Nigeria has unveiled plans to establish a National Cybersecurity Coordination Council, signaling a shift toward a more unified, intelligence-driven approach to defending the country’s rapidly expanding digital economy.
Conceived as a non-statutory, multi-stakeholder body, the proposed Council will enhance coordination, enable trusted information sharing, and guide government strategy on cybersecurity, risk management, and national response amid increasingly complex cyber threats.
The initiative, championed by the minister of communications, innovation and digital economy, Bosun Tijani, is designed to bring together government institutions, private sector players and technical experts into a single collaborative platform to strengthen the country’s cyber resilience.

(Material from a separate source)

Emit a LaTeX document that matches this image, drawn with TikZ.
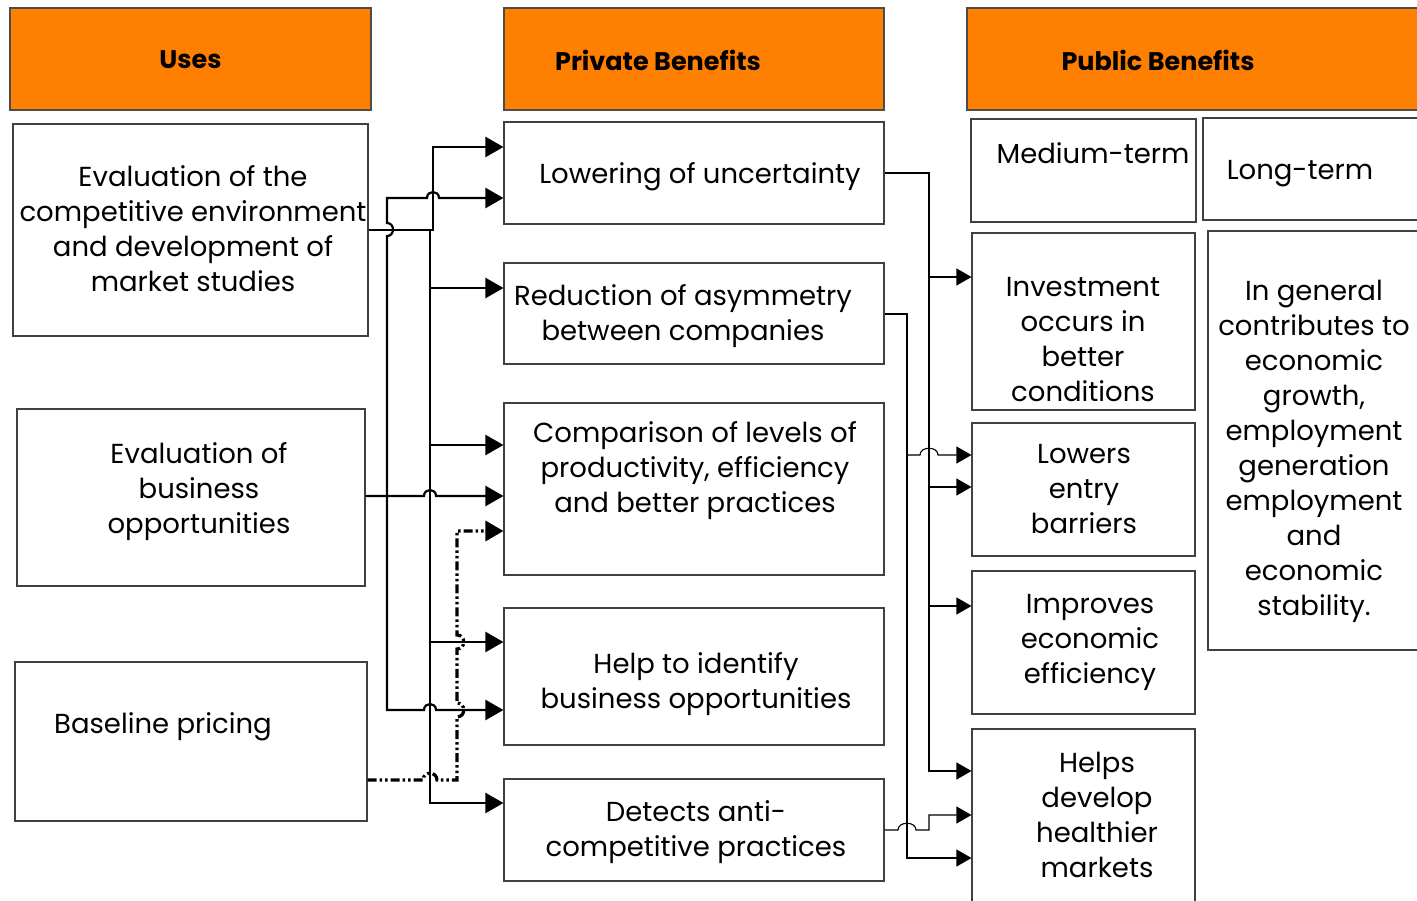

Minister Bosun Tijani noted that this initiative comes in response to a wave of recent cyber incidents that have disrupted operations across key private institutions and public sector.
In recent times, Nigeria’s financial system has faced mounting cyber pressure, reflecting global trends as cybercrime is projected to cost the world over $10.5 trillion annually, according to Cybersecurity Ventures.
Analysts say these attacks are increasingly coordinated and sophisticated, prompting the government to recognise that fragmented, institution-specific approaches can no longer manage systemic cyber risks effectively.
Under the new framework, the government aims to promote a “collective defence” model, an approach widely adopted in advanced digital economies where threat intelligence is shared in real time across institutions.
The Council is expected to include chief information security officers, cybersecurity associations, the Nigerian Computer Society, global technology providers, researchers, law enforcement agencies and civil society groups, ensuring a broad-based and technically grounded response architecture.
Key priorities will include developing national threat intelligence-sharing systems, harmonised cyber defence protocols, and coordinated incident response, while strengthening capacity to close Nigeria’s cybersecurity talent gap.